[Data items]
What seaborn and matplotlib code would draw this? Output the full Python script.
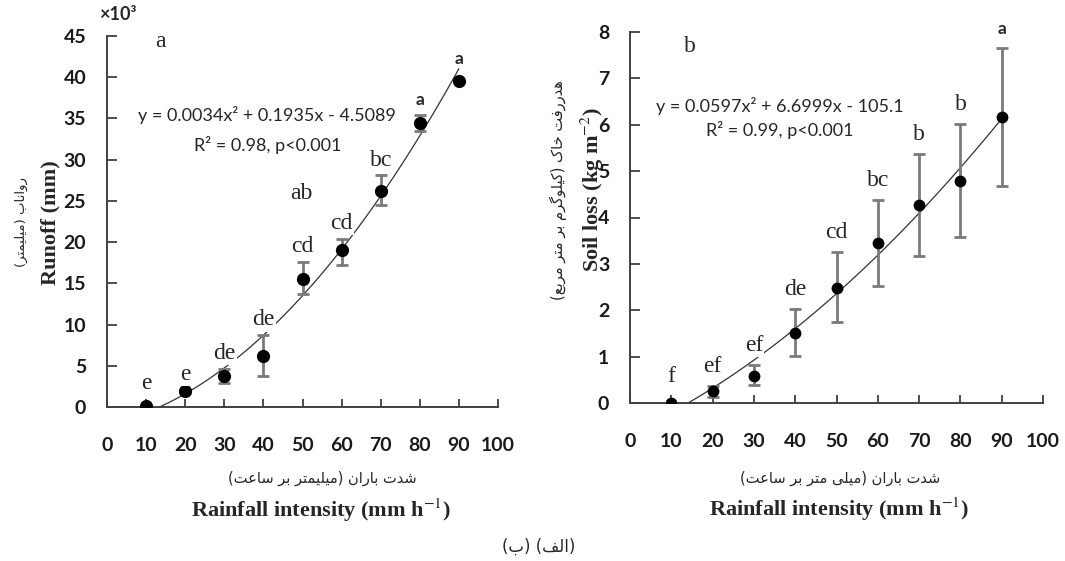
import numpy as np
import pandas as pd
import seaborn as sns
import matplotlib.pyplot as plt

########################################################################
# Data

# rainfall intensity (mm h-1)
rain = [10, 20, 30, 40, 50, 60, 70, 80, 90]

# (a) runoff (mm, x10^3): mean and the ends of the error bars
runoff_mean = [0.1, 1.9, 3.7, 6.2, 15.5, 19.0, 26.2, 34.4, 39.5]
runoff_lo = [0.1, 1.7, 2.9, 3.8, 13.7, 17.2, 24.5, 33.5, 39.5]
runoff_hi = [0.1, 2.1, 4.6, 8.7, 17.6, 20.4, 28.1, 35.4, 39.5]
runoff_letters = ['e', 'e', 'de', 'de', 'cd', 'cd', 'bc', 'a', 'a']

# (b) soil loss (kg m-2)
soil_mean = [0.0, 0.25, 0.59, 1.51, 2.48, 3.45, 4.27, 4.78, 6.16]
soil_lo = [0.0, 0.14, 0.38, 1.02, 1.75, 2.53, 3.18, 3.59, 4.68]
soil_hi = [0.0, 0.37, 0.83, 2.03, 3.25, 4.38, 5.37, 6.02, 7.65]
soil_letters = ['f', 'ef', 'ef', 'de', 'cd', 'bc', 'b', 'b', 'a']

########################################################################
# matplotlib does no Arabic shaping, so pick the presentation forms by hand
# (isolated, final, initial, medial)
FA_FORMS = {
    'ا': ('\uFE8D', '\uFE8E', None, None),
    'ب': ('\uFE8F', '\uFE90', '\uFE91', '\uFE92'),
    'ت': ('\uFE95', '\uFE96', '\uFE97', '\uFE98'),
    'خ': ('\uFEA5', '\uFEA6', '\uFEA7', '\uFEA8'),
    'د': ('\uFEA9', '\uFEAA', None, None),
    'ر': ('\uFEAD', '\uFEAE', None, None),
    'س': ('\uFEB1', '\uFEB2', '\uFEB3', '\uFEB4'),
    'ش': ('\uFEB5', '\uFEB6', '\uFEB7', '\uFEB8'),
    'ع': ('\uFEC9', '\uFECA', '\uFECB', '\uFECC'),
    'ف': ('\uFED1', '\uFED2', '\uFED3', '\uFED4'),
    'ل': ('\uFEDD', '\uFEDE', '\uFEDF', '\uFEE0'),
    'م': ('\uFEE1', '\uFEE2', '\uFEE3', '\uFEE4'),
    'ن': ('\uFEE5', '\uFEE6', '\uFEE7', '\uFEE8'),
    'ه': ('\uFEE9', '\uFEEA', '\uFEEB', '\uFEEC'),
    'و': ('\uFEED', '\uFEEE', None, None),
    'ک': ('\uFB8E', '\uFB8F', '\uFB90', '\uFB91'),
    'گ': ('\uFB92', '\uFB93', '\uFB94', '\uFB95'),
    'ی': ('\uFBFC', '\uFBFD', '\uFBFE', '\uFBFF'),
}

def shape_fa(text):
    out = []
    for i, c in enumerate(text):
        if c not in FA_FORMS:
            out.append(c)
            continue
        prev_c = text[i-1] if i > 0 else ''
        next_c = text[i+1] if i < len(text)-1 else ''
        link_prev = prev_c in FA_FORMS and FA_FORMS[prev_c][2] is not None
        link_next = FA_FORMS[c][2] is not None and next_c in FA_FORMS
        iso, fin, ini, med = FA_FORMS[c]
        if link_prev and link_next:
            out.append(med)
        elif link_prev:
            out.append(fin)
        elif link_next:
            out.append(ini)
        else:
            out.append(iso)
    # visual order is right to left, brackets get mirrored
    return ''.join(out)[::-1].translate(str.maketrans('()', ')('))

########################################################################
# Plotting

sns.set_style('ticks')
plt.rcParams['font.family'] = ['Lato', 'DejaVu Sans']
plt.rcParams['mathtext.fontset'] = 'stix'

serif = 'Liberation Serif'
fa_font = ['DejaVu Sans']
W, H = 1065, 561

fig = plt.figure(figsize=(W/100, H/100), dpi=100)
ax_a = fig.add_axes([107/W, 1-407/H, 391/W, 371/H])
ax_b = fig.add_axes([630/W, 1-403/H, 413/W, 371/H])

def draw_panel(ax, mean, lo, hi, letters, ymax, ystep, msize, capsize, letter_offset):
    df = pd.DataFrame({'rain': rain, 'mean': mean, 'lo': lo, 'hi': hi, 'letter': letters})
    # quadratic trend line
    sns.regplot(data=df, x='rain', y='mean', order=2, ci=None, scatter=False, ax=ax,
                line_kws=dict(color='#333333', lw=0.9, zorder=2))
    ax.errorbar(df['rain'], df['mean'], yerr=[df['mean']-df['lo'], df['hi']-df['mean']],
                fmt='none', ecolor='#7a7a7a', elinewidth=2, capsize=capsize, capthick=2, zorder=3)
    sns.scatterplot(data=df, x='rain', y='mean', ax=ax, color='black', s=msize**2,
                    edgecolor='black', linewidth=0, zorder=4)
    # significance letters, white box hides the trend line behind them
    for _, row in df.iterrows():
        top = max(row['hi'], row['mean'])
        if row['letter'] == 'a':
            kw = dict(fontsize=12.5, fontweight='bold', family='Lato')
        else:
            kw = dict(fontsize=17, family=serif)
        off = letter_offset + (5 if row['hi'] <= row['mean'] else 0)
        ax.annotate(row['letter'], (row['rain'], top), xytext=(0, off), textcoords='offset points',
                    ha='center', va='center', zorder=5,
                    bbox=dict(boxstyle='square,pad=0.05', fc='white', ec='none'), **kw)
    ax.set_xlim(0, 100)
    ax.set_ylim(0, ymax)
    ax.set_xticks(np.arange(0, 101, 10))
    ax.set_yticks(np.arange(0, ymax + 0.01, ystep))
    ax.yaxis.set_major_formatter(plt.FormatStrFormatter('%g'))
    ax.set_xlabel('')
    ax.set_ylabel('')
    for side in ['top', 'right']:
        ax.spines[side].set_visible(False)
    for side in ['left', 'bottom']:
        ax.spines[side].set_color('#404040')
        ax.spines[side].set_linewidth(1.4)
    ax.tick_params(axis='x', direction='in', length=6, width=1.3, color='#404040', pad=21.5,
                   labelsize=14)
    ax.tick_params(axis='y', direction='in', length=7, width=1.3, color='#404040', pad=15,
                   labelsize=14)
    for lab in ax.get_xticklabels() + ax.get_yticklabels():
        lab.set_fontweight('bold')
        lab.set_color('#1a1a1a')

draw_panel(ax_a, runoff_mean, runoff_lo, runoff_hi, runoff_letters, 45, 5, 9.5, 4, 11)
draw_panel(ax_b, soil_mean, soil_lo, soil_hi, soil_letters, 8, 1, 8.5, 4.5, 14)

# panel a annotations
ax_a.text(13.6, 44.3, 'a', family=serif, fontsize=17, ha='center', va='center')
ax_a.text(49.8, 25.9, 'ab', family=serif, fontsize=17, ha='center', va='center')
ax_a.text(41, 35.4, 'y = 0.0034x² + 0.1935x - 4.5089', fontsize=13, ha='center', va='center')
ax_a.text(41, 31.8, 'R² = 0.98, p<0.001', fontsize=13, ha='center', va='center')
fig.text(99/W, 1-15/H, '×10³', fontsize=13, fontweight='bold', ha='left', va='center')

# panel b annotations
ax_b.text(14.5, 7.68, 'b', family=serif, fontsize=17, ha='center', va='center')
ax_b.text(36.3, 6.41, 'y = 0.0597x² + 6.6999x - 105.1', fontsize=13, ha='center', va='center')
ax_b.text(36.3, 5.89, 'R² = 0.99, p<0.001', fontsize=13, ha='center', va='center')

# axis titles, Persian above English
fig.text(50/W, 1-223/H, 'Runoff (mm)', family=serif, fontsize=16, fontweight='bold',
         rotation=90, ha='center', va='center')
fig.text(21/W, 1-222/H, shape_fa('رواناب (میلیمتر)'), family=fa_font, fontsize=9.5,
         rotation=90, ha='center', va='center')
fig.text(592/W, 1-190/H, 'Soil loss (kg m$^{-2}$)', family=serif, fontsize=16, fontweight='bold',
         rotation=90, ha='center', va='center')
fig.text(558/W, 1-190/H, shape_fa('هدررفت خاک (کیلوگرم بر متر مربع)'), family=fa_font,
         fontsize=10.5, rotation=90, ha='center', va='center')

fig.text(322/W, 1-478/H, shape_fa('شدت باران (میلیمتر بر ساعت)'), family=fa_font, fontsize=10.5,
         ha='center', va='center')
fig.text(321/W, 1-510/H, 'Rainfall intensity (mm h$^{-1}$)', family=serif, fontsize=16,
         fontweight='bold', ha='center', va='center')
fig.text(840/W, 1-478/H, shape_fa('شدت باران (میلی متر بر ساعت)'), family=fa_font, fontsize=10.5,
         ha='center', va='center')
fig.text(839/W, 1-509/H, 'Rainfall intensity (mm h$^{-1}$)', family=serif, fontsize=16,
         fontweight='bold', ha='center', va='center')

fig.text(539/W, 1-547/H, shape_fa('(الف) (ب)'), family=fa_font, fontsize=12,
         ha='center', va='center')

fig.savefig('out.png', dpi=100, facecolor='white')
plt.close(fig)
---
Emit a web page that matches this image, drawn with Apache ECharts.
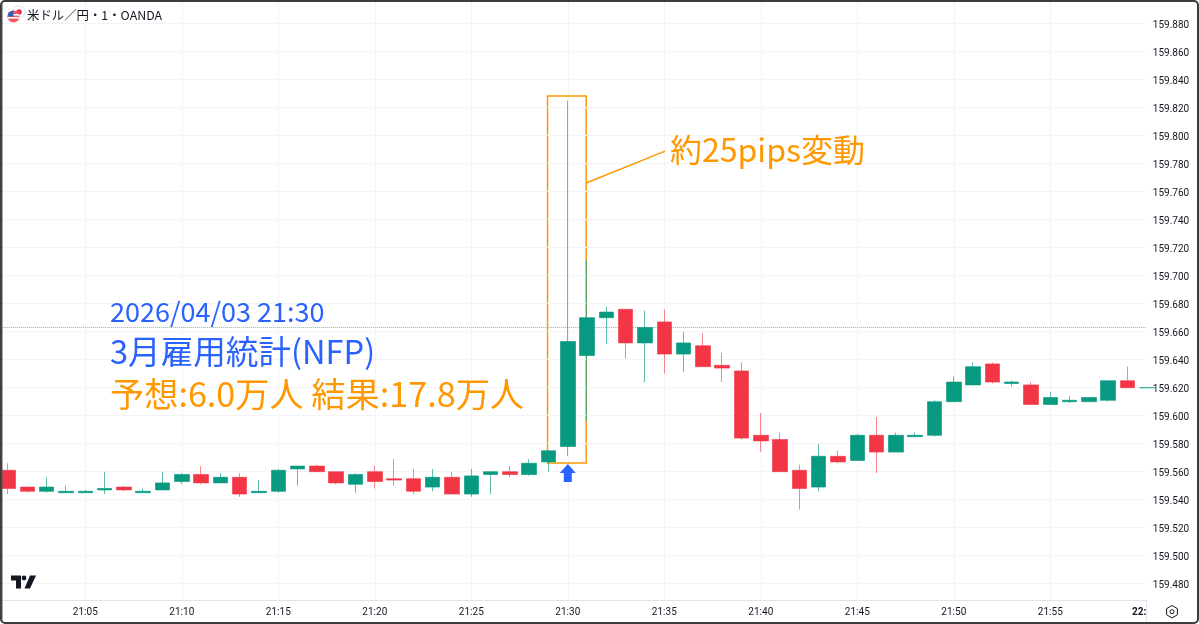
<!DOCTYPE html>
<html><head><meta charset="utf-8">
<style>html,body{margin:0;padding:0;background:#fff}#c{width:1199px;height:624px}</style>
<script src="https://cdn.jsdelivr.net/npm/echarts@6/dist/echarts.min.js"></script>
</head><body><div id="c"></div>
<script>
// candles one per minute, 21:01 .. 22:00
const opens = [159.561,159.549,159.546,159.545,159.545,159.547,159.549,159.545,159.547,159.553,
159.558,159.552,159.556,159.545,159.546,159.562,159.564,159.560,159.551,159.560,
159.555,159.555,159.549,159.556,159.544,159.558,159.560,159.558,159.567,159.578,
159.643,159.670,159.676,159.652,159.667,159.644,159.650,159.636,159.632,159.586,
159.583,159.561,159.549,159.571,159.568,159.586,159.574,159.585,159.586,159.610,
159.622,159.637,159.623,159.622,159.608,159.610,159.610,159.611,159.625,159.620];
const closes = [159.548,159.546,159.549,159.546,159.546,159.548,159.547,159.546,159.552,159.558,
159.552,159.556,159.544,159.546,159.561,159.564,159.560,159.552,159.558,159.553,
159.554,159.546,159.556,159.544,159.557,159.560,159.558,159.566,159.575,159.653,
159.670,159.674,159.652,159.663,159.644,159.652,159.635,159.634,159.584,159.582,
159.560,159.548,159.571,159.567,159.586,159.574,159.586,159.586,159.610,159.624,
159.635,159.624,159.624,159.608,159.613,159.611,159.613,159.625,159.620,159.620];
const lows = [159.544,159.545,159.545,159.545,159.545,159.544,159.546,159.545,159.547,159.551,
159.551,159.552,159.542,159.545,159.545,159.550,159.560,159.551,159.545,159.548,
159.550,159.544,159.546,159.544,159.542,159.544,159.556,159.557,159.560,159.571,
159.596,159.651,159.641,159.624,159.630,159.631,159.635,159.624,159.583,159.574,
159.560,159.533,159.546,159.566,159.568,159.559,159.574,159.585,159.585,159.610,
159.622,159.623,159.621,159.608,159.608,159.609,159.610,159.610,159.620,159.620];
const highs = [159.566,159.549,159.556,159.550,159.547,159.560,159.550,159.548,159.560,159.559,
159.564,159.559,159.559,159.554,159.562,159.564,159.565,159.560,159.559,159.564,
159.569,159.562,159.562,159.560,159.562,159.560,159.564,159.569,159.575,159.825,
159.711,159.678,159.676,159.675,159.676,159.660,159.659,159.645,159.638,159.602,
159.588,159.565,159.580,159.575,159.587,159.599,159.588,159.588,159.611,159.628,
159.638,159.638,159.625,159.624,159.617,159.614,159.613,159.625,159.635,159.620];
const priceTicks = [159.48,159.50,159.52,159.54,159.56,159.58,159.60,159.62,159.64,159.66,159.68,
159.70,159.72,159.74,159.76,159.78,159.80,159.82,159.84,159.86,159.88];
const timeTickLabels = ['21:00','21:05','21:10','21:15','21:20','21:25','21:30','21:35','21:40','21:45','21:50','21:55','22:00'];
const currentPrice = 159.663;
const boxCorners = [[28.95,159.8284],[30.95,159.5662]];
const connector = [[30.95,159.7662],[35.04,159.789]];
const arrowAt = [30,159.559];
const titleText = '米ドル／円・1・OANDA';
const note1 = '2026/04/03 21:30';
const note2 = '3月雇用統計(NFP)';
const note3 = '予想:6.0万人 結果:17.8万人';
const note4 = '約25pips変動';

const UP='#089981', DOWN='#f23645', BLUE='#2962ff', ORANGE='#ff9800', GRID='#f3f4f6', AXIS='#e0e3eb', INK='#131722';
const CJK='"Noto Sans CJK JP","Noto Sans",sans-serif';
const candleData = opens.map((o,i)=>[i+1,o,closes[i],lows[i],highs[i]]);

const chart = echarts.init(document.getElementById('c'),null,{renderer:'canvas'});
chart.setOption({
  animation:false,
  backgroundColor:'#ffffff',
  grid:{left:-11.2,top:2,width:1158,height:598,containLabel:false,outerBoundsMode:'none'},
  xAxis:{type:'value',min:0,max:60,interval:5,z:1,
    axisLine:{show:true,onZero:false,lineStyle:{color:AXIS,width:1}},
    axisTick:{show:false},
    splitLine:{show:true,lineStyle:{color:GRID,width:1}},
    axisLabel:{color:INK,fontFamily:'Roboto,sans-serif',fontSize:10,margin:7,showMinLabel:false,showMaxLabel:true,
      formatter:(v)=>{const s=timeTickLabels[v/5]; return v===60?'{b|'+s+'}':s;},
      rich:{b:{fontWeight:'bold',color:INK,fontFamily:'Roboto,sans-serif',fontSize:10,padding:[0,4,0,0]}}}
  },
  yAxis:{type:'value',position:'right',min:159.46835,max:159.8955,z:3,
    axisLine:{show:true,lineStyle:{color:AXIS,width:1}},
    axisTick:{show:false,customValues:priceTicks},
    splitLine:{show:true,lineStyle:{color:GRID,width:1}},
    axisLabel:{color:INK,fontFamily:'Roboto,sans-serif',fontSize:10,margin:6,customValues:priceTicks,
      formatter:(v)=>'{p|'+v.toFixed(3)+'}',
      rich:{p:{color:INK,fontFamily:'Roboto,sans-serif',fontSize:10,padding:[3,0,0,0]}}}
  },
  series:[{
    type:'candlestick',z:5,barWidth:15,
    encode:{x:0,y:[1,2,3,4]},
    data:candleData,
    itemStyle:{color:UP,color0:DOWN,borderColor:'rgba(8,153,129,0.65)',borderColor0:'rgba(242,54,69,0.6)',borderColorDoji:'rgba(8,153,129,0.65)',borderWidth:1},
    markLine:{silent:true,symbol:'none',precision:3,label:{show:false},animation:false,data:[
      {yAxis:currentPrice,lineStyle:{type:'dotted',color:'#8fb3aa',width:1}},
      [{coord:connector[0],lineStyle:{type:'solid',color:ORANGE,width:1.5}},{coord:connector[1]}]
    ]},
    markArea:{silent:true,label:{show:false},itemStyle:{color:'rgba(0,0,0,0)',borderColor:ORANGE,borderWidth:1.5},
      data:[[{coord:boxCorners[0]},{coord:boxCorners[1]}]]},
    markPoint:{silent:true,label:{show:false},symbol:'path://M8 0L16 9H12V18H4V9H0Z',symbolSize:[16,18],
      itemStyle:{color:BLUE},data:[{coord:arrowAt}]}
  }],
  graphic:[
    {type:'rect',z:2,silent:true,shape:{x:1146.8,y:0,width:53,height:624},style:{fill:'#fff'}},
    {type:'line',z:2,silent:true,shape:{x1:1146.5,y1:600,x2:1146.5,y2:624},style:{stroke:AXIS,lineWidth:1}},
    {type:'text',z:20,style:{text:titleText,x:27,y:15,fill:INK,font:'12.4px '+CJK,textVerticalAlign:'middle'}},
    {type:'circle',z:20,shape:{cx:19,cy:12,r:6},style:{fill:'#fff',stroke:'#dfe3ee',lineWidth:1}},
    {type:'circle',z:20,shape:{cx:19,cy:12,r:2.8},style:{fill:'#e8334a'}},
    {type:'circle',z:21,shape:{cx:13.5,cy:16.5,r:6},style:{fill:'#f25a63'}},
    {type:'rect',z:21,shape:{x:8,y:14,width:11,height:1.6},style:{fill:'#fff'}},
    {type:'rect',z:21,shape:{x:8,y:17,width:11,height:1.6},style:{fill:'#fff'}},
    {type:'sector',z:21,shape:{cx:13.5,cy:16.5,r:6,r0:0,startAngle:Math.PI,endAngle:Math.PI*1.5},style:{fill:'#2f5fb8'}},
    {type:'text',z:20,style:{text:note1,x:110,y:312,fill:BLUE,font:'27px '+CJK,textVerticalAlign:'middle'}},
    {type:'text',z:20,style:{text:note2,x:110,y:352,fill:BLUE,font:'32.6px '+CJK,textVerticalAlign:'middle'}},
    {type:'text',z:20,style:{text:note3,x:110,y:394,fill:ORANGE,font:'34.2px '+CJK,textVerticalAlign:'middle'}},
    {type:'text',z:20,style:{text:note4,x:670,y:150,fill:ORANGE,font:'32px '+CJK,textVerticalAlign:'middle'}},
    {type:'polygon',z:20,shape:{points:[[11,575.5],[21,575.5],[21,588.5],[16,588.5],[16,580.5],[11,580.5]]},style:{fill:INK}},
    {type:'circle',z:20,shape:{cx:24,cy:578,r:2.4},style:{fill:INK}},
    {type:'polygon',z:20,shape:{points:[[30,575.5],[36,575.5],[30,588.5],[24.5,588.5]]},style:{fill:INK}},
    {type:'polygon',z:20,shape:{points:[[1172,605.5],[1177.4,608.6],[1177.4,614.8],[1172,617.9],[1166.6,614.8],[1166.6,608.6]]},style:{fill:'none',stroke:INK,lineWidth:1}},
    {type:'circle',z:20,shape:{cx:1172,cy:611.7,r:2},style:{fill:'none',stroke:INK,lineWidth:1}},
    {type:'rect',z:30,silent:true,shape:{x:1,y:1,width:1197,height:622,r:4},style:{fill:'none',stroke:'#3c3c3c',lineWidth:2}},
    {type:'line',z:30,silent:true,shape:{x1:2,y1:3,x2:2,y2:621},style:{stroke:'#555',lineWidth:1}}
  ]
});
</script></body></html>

■ Task goal ■
Go up to the line with "What seaborn and" and retype exactly from there through the line with "rain = [10, 20, 30, 40, 50, 60, 70, 80, 90]". Leave out pictures.

■ Expected answer ■
What seaborn and matplotlib code would draw this? Output the full Python script.
import numpy as np
import pandas as pd
import seaborn as sns
import matplotlib.pyplot as plt

########################################################################
# Data

# rainfall intensity (mm h-1)
rain = [10, 20, 30, 40, 50, 60, 70, 80, 90]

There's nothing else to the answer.